### REQUIREMENT
Return, without pictures, the lines from the start of the data through the one that contains "-8.7]; // risk-adjusted costs".
——————
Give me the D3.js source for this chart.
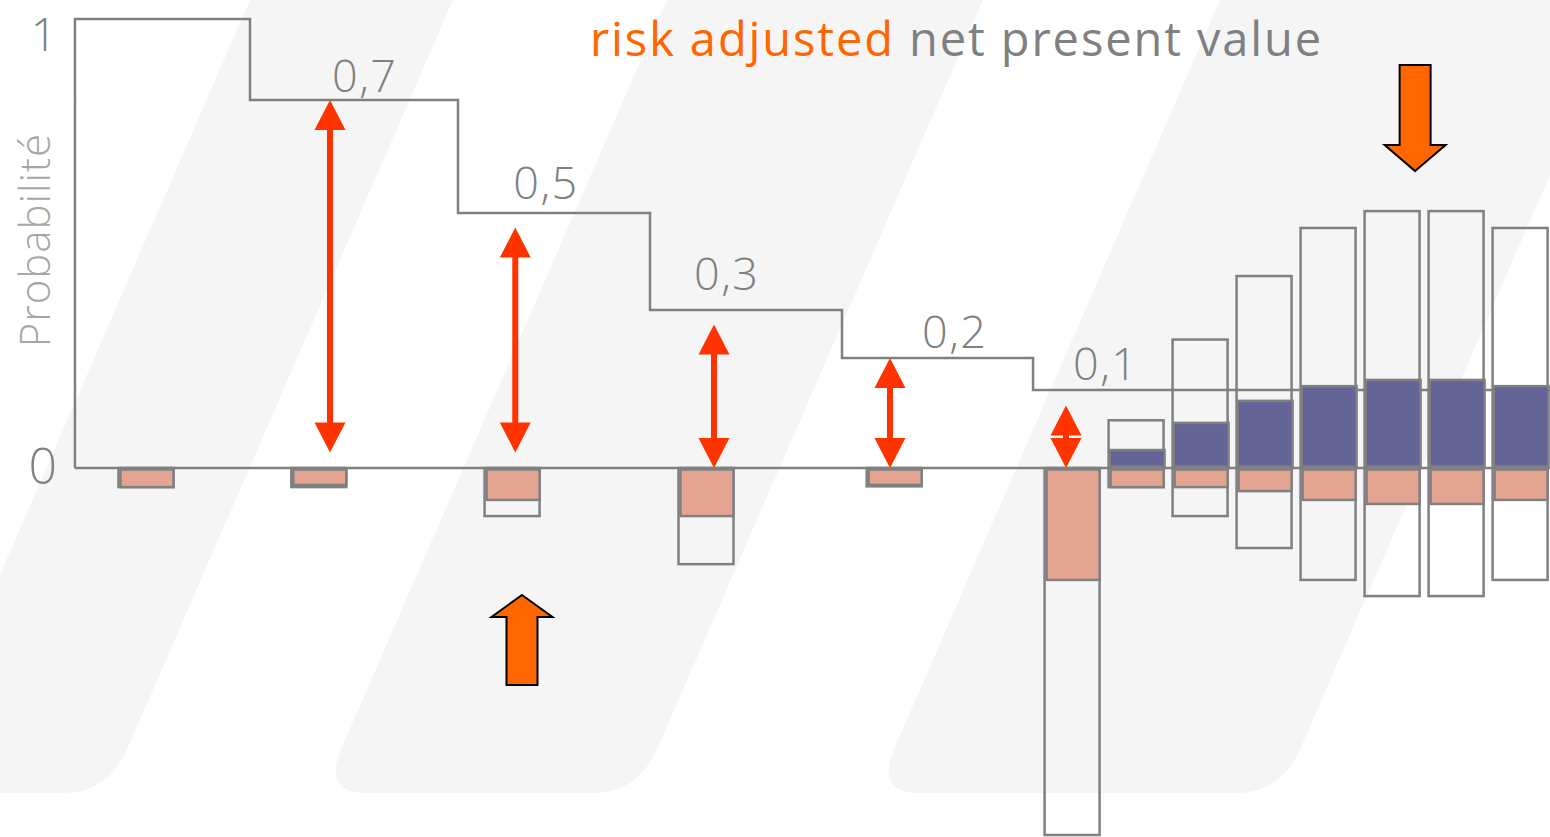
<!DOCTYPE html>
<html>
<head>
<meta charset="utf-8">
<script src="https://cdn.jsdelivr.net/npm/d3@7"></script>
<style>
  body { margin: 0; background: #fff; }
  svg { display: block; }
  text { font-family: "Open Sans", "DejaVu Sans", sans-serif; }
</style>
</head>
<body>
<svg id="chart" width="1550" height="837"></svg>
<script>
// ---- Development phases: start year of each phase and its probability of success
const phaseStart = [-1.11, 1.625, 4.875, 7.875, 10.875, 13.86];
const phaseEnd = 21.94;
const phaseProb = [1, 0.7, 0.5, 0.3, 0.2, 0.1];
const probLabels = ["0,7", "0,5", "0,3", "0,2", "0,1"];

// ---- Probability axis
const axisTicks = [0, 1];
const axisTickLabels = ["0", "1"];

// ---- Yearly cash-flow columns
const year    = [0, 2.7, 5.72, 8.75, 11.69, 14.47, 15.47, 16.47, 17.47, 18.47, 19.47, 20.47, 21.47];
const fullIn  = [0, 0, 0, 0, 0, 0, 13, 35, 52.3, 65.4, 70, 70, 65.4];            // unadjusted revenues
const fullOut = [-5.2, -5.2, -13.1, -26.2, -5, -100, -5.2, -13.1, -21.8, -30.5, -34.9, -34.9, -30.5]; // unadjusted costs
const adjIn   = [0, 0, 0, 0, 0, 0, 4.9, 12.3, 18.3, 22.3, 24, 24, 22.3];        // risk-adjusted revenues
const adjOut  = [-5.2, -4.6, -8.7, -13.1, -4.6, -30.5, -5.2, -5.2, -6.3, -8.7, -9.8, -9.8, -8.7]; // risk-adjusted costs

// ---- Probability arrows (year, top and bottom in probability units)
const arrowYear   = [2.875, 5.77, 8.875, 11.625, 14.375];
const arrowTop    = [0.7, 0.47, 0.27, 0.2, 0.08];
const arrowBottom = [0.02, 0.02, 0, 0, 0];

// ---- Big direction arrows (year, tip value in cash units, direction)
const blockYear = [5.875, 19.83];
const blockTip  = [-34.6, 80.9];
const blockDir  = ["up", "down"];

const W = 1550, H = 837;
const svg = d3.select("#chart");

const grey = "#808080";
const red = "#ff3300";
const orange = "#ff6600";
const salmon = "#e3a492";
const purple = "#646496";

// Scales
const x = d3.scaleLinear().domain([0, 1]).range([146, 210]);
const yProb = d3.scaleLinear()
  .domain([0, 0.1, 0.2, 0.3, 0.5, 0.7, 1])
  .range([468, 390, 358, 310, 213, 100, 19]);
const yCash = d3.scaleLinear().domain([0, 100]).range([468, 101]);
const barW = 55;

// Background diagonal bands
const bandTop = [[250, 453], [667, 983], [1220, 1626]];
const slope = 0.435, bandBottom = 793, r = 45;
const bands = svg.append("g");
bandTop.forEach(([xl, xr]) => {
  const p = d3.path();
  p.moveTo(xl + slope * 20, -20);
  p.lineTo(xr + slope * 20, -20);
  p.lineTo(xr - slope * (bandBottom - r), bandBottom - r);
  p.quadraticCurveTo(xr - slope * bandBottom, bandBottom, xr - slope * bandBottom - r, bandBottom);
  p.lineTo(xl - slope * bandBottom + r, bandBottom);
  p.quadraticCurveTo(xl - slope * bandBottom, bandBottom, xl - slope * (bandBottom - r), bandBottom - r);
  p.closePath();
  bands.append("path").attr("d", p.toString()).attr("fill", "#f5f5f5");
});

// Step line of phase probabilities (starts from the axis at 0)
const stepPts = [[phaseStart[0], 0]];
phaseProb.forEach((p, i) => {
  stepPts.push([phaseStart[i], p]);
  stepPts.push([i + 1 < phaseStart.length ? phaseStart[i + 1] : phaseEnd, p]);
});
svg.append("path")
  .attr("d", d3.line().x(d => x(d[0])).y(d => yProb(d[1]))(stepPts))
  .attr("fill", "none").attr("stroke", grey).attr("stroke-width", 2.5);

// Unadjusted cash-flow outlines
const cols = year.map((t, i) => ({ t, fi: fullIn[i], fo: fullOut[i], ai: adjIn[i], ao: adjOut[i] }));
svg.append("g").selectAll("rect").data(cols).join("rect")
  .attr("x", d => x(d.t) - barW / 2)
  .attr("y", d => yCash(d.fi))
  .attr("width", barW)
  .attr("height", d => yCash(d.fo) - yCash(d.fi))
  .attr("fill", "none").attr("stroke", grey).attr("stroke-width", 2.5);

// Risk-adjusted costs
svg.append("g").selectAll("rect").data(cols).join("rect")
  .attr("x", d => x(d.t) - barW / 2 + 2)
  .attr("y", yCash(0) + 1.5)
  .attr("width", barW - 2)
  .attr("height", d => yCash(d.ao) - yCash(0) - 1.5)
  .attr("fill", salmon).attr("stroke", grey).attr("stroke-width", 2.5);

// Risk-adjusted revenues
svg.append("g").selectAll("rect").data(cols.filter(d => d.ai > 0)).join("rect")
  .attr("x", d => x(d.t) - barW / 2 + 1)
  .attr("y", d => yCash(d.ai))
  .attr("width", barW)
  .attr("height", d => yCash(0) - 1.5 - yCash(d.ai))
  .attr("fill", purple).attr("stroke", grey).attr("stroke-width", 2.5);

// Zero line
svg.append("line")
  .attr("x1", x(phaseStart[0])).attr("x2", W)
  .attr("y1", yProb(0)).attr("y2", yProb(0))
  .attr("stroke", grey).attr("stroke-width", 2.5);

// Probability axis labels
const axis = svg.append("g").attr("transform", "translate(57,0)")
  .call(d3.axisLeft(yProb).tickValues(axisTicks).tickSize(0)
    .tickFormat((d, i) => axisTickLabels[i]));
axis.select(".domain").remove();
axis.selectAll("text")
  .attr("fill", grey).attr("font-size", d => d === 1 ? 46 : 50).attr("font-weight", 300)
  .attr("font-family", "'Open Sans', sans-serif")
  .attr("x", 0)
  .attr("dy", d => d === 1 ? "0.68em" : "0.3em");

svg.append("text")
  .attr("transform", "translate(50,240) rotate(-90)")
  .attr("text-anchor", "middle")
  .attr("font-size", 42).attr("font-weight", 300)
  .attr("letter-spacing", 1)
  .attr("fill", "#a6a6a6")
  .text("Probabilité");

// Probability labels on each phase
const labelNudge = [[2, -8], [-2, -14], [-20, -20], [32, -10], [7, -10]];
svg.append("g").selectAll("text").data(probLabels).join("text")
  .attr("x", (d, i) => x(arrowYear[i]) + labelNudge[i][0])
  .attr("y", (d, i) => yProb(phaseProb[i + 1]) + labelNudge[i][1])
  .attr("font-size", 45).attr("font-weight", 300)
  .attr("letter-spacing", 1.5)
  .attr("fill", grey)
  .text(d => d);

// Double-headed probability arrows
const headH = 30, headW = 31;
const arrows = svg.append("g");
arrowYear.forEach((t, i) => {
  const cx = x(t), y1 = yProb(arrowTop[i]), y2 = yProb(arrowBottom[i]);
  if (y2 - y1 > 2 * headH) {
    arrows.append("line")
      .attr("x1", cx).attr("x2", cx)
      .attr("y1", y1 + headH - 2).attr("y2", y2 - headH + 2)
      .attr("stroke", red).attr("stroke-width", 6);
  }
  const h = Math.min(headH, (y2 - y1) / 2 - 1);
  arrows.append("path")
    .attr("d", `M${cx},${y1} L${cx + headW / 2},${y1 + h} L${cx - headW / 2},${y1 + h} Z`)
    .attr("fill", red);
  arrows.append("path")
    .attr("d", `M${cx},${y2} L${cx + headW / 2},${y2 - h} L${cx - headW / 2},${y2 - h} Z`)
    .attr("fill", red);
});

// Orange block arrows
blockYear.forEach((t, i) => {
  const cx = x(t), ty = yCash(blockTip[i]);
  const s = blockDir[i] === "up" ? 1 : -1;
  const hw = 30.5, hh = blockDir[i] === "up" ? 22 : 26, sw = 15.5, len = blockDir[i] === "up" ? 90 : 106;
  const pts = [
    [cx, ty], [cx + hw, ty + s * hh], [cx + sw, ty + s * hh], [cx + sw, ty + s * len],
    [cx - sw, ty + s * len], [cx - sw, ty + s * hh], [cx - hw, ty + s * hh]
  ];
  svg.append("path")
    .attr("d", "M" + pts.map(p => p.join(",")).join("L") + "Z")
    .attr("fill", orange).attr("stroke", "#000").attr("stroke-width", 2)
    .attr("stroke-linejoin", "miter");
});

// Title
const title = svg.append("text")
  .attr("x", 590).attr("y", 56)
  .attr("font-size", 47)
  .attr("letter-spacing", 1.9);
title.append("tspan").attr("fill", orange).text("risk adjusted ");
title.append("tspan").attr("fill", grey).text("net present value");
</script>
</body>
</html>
——————
### EXERCISE ANSWER
Give me the D3.js source for this chart.
<!DOCTYPE html>
<html>
<head>
<meta charset="utf-8">
<script src="https://cdn.jsdelivr.net/npm/d3@7"></script>
<style>
  body { margin: 0; background: #fff; }
  svg { display: block; }
  text { font-family: "Open Sans", "DejaVu Sans", sans-serif; }
</style>
</head>
<body>
<svg id="chart" width="1550" height="837"></svg>
<script>
// ---- Development phases: start year of each phase and its probability of success
const phaseStart = [-1.11, 1.625, 4.875, 7.875, 10.875, 13.86];
const phaseEnd = 21.94;
const phaseProb = [1, 0.7, 0.5, 0.3, 0.2, 0.1];
const probLabels = ["0,7", "0,5", "0,3", "0,2", "0,1"];

// ---- Probability axis
const axisTicks = [0, 1];
const axisTickLabels = ["0", "1"];

// ---- Yearly cash-flow columns
const year    = [0, 2.7, 5.72, 8.75, 11.69, 14.47, 15.47, 16.47, 17.47, 18.47, 19.47, 20.47, 21.47];
const fullIn  = [0, 0, 0, 0, 0, 0, 13, 35, 52.3, 65.4, 70, 70, 65.4];            // unadjusted revenues
const fullOut = [-5.2, -5.2, -13.1, -26.2, -5, -100, -5.2, -13.1, -21.8, -30.5, -34.9, -34.9, -30.5]; // unadjusted costs
const adjIn   = [0, 0, 0, 0, 0, 0, 4.9, 12.3, 18.3, 22.3, 24, 24, 22.3];        // risk-adjusted revenues
const adjOut  = [-5.2, -4.6, -8.7, -13.1, -4.6, -30.5, -5.2, -5.2, -6.3, -8.7, -9.8, -9.8, -8.7]; // risk-adjusted costs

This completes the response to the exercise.